Key international human rights groups call UN HRC to renew mandate of Special Rapporteur on Belarus

2020 2020-07-10T11:48:46+0300 2020-07-10T11:52:18+0300 en The Human Rights Center “Viasna” The Human Rights Center “Viasna”
The Human Rights Center “Viasna”
UN Human Rights Council meeting hall in Geneva. Photo:

UN Human Rights Council meeting hall in Geneva. Photo:

Amnesty International, Civil Rights Defenders, Human Rights House Foundation, Human Rights Watch and FIDH are urging the UN Human Rights Council to renew the mandate of Special Rapporteur on the human rights situation in Belarus at its 44th session opened on June 30.

A joint letter signed by the five leading international human rights organizations stresses that the "recent crackdown on human rights defenders, journalists and members of the political opposition over the last couple of months ahead of the Presidential election in August provides a clear justification for renewing the Special Procedures mandate."

The HRDs call on the UN body to insist that Belarus "ends the human rights violations and ensures full respect and enjoyment of human rights in this critical electoral period and beyond." This includes refraining from harassment and intimidation of independent journalists, human rights defenders, political activists and any other government critics, including by stopping arbitrary arrests and politically motivated criminal prosecutions, and registering independent human rights organisations and other NGOs that apply for registration.

Belarus is also urged to "cooperate fully with UN human rights mechanisms, including inviting the Special Rapporteur to visit Belarus, and takes concrete steps toward implementing the
recommendations of the Special Rapporteur and other UN mechanisms, including the Human Rights Committee."

"Positive signs from Belarus should be encouraged, including its willingness to follow-up reviews by Treaty Bodies with direct engagement with civil society on the implementation of Treaty Body recommendations.

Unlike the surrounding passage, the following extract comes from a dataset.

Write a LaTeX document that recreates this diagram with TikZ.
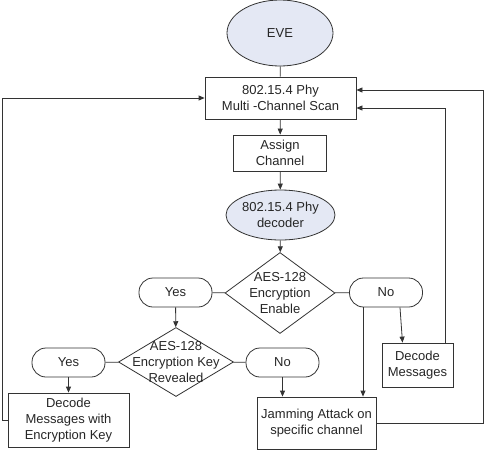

Belarus can also be encouraged to more systematically, effectively and meaningfully, engage with civil society, including in the development of a new national human rights action plan, which will likely be drafted after Belarus’ Universal Periodic Review, due to take place on 2 November 2020. However, the Human Rights Council should also be clear that dialogue alone is not sufficient, and that Belarus’ many systemic human rights challenges need to be addressed with unambiguous and systemic action," the joint letter said.

The letter reminds that Belarus still refuses to cooperate with the mandate.

"The legislative and policy environment and practices that gave rise to widespread human rights violations in Belarus, and originally led to the Human Rights Council creating the mandate, for the most part remain in place. When widespread violations occur with impunity in Belarus, there is no recourse to justice at a regional level as Belarus is not a member of the Council of Europe," it said.

Yet, the Special Rapporteur is an important mechanism for Belarusian civil society amongst others, not only as a means for reporting human rights violations but also for the preventive role that the mechanism plays, with Belarus knowing that its actions are being monitored and reported on at an international level. Such attention is being called for by Belarusian civil society at the moment. The upcoming Presidential election in Belarus, combined with the challenges facing the country as a result of the COVID-19 pandemic, is already providing a pretext for a spike in human rights violations against members of civil society. As many will remember, it was the spike in violations that took place directly following the 2010 Presidential election that led to the creation of the current mandate.